Direktur Pengelolaan Kawasan Kementerian Lingkungan Hidup dan Kehutanan Jefri Susyafrianto menaruh harapan besar pada suaka badak ini untuk menjamin keberlanjutan kehidupan badak sumatera.
Survei lapangan oleh konsorsium menemukan kantong-kantong populasi badak sumatera di Pulau Sumatera. Tim juga menemukan jejak tapak, daun yang dipelintir, dan feses. Kondisi ini mengonfirmasi hutan Aceh memberikan harapan besar untuk keberlangsungan hidup badak.
”Jika kita berhasil, ini sangat menggembirakan. Kita berdoa ini sebuah keberhasilan untuk melahirkan badak lain,” kata Jefry.
Perkembangbiakan
Para pakar dari Fakultas Kedokteran Hewan Universitas Syiah Kuala, Banda Aceh, dan Fakultas Kedokteran Hewan Institut Pertanian Bogor terlibat dalam konsorsium. Diharapkan keterlibatan para peneliti akan membantu riset mendalam dan pengembangbiakan melalui teknologi.

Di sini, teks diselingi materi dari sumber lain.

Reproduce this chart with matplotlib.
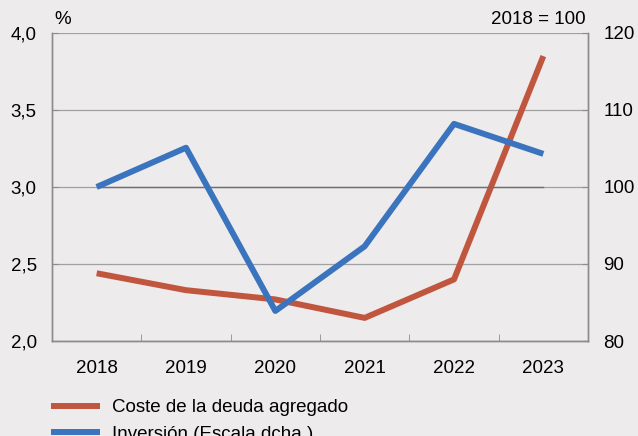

Pakar dari Pusat Konservasi Satwa Liar Fakultas Kedokteran Unsyiah, drh Hambal, menuturkan, sifat alami badak yang penyendiri membuat mereka sulit berkembang biak. Badak di Leuser Timur harus diselamatkan karena tidak ada potensi breeding atau perkembangbiakan.
Pada era 1990-an diperkirakan populasi badak sumatera sebanyak 300-800 individu. Namun, kini hanya tersisa di bawah 100 individu. Tahun 1995, di Taman Nasional Kerinci Seblat bagian utara diperkirakan terdapat 10 individu, tetapi kini telah punah.
Hambal menuturkan, badak berperan besar menjaga ekosistem karena membantu regenerasi hutan. Badak memakan pucuk-pucuk daun dan menebar benih di jalur lintasan. Dengan berat badan hingga 800 kilogram, satwa bercula dua itu sanggup berjalan puluhan kilometer.
”Memang belum banyak literasi tentang badak. Ini menjadi tantangan bagi kami untuk melakukan penelitian lebih dalam,” katanya. Kerusakan habitat, perburuan cula, dan rendahnya kemampuan reproduksi menjadi ancaman keberlangsungan hidup badak.
Direktur TFCA-Sumatera Samedi mengatakan, Indonesia masih punya harapan untuk menyelamatkan badak sumatera. ”Kita tidak mau pada HUT Kemerdekaan Ke-100 RI, kita mengumumkan kepunahan badak sumatera,” ujarnya.
Indonesia patut berbangga punya badak ikonik dan endemik. Lepas dari berbagai sorotan, suaka adalah ikhtiar menjauh dari kepunahan.